If you ask ten different experienced real estate investors what “fast growing” means, the odds are that you’ll get ten different answers.
Of course, common financial metrics used to measure how profitable a real estate investment could include cash flow, yield, and property appreciation. Generally speaking, markets with strong job growth, increasing populations, and rising rents tend to make the best markets for rental property investment.
However, the fact is that even professional real estate investors interpret data in different ways. In this article we’ll look at how four leading real estate organizations rank the fastest growing markets in the U.S.
While there’s some agreement on the best markets for investors, there are also some places to invest that may come as a potentially profitable surprise.
1. Urban Land Institute’s List
The Urban Land Institute (ULI) is the oldest and largest network of cross-disciplinary real estate and land use experts in the world. With 40,000 global members, the organization’s professionals are actively involved in issues such as housing and communities, real estate finance and investment, innovation in development practice, and shaping successful cities and regions.
For 41 consecutive years, the ULI, in conjunction with financial professional services firm PwC (PricewaterhouseCoopers) has been publishing the Emerging Trends in Real Estate report. Using criteria such as population size and growth, development opportunities, investment capital inflow, and transaction volume, the ULI ranks these 20 U.S. markets has having the best overall real estate prospects in 2021:
- Dallas/Fort Worth
- Tampa/St. Petersburg
- Salt Lake City
- Washington, DC - Northern Virginia
- Long Island
- San Antonio
- Northern New Jersey
- Cape Coral/Fort Myers/Naples
- Inland Empire
- Orange County
- Washington, DC - Maryland suburbs
Markets rated in the top ten have a strong representation from mid sized markets – such as Austin, Charlotte, and Nashville – and have also consistently attracted investment capital.
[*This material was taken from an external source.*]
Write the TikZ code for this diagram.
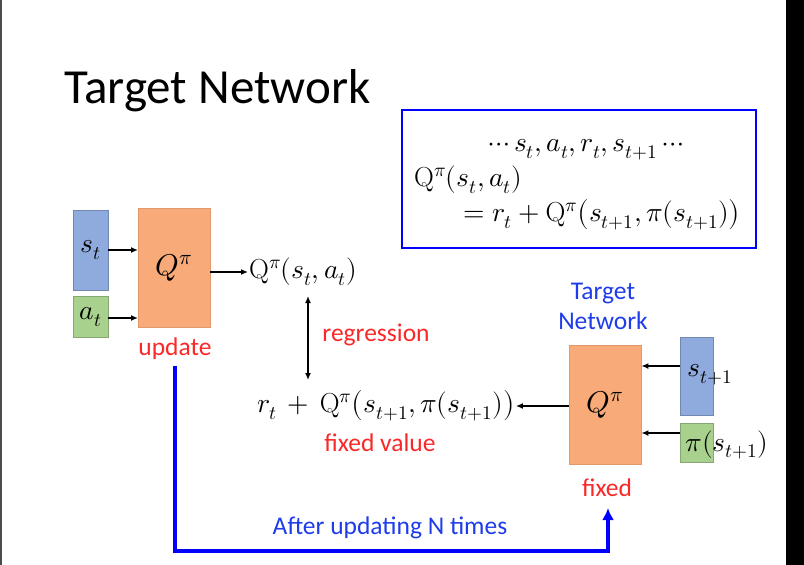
\documentclass[tikz,border=0pt]{standalone}
\usepackage{fontspec}
\usepackage{unicode-math}
\setmainfont{Carlito}
\setmathfont{Latin Modern Math}
\setmathrm{Latin Modern Roman}
\usetikzlibrary{positioning,arrows.meta}
\definecolor{boxblue}{RGB}{143,170,220}
\definecolor{boxgreen}{RGB}{169,209,142}
\definecolor{boxorange}{RGB}{248,170,120}
\definecolor{txtred}{RGB}{250,40,40}
\definecolor{txtblue}{RGB}{30,60,235}
\begin{document}
\begin{tikzpicture}[x=1pt,y=-1pt]
	\tikzstyle{inbox}=[draw=#1!80!black, fill=#1, inner sep=0pt]
	\tikzstyle{netbox}=[draw=boxorange!90!black, fill=boxorange, inner sep=0pt, minimum width=72pt, minimum height=119pt, font=\fontsize{30}{34}\selectfont]
	\tikzstyle{mth}=[font=\fontsize{27.5}{32}\selectfont, inner sep=1pt];
	\tikzstyle{redlab}=[text=txtred, font=\fontsize{25.5}{30}\selectfont, inner sep=1pt];
	\tikzstyle{bluelab}=[text=txtblue, font=\fontsize{25.5}{30}\selectfont, inner sep=1pt];
	\tikzstyle{arrow1}=[-{Latex[length=7pt,width=6pt]}, line width=1.6pt]
	\tikzstyle{arrow2}=[-{Latex[length=12pt,width=12pt]}, line width=4pt, draw=blue]
	
	\useasboundingbox (0,0) rectangle (804,565);
	\fill[white] (0,0) rectangle (804,565);
	\fill[black] (786,0) rectangle (804,565);
	\fill[black!70] (0,0) rectangle (2,565);
	
	\node [anchor=west, font=\fontsize{49}{56}\selectfont, inner sep=0pt] (title) at (64,91) {Target Network};
	
	% formula box
	\draw [blue, line width=2.5pt] (402,110) rectangle (756,248);
	\node [mth] (seq) at (586,150) {$\cdots s_t, a_t, r_t, s_{t+1} \cdots$};
	\node [mth, anchor=west] (qdef) at (413,180) {$\mathrm{Q}^\pi(s_t,a_t)$};
	\node [mth, anchor=west] (qeq) at (462,215) {$= r_t + \mathrm{Q}^\pi\bigl(s_{t+1},\pi(s_{t+1})\bigr)$};
	
	% network being updated
	\node [netbox, anchor=north west] (q) at (138,208) {$Q^\pi$};
	\node [inbox=boxblue, anchor=north west, minimum width=35pt, minimum height=80pt] (s) at (73,210) {};
	\node [mth] at (s.center) {$s_t$};
	\node [inbox=boxgreen, anchor=north west, minimum width=35pt, minimum height=41pt] (a) at (73,296) {};
	\node [mth] at (a.center) {$a_t$};
	\draw [arrow1] (s.east |- 0,250) -- (q.west |- 0,250);
	\draw [arrow1] (a.east |- 0,318) -- (q.west |- 0,318);
	\node [redlab] (upd) at (175,349) {update};
	
	\node [mth, anchor=west] (out) at (248,272) {$\mathrm{Q}^\pi(s_t,a_t)$};
	\draw [arrow1] (q.east |- out.west) -- (out.west);
	
	\node [mth] (tgt) at (386,406) {$r_t\,+\,\mathrm{Q}^\pi\bigl(s_{t+1},\pi(s_{t+1})\bigr)$};
	\draw [{Latex[length=7pt,width=6pt]}-{Latex[length=7pt,width=6pt]}, line width=1.6pt] (308,296) -- (308,380);
	\node [redlab] (reg) at (376,335) {regression};
	\node [redlab] (fv) at (380,443) {fixed value};
	
	% target network
	\node [netbox, anchor=north west] (qt) at (569,345) {$Q^\pi$};
	\node [bluelab, align=center] (tn) at (603,306) {Target\\[0pt]Network};
	\node [redlab] (fix) at (607,488) {fixed};
	\node [inbox=boxblue, anchor=north west, minimum width=33pt, minimum height=78pt] (s1) at (680,337) {};
	\node [mth] at (710,375) {$s_{t+1}$};
	\node [inbox=boxgreen, anchor=north west, minimum width=33pt, minimum height=39pt] (p1) at (680,423) {};
	\node [mth] at (727,445) {$\pi(s_{t+1})$};
	\draw [arrow1] (s1.west |- 0,366) -- (qt.east |- 0,366);
	\draw [arrow1] (p1.west |- 0,433) -- (qt.east |- 0,433);
	\draw [arrow1] (qt.west |- tgt.east) -- (tgt.east);
	
	% copy path
	\coordinate (c1) at (175,551);
	\draw [arrow2] (175,366) -- (c1) -| (608,508);
	\node [bluelab] (after) at (390,528) {After updating N times};
\end{tikzpicture}
\end{document}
According to ULI, single family housing may be emerging as a “safe haven” in an uncertain world. In fact, single family homes targeted toward the moderate workforce renter and high income renters have the best investment prospects and the best development prospects among all residential property types in 2021.
2. Realtor.com’s List
Realtor.com is owned by Move.com, whose parent company is the publicly held mass media and publishing company News Corp, owner of assets such as Dow Jones & Company, publisher of The Wall Street Journal. The company has a long-standing partnership with the National Association of Realtors (NAR), the largest trade association in the real estate industry.
The Top Housing Markets for 2021 forecast by Realtor.com uses criteria such as supply and demand, home sales, and affordability to rank each major real estate market in the U.S. Macro economic factors used in the housing forecast include GDP, monetary policy and the Federal Reserve’s effect on mortgage interest rates, employment, consumer confidence, and the general economic outlook for the U.S.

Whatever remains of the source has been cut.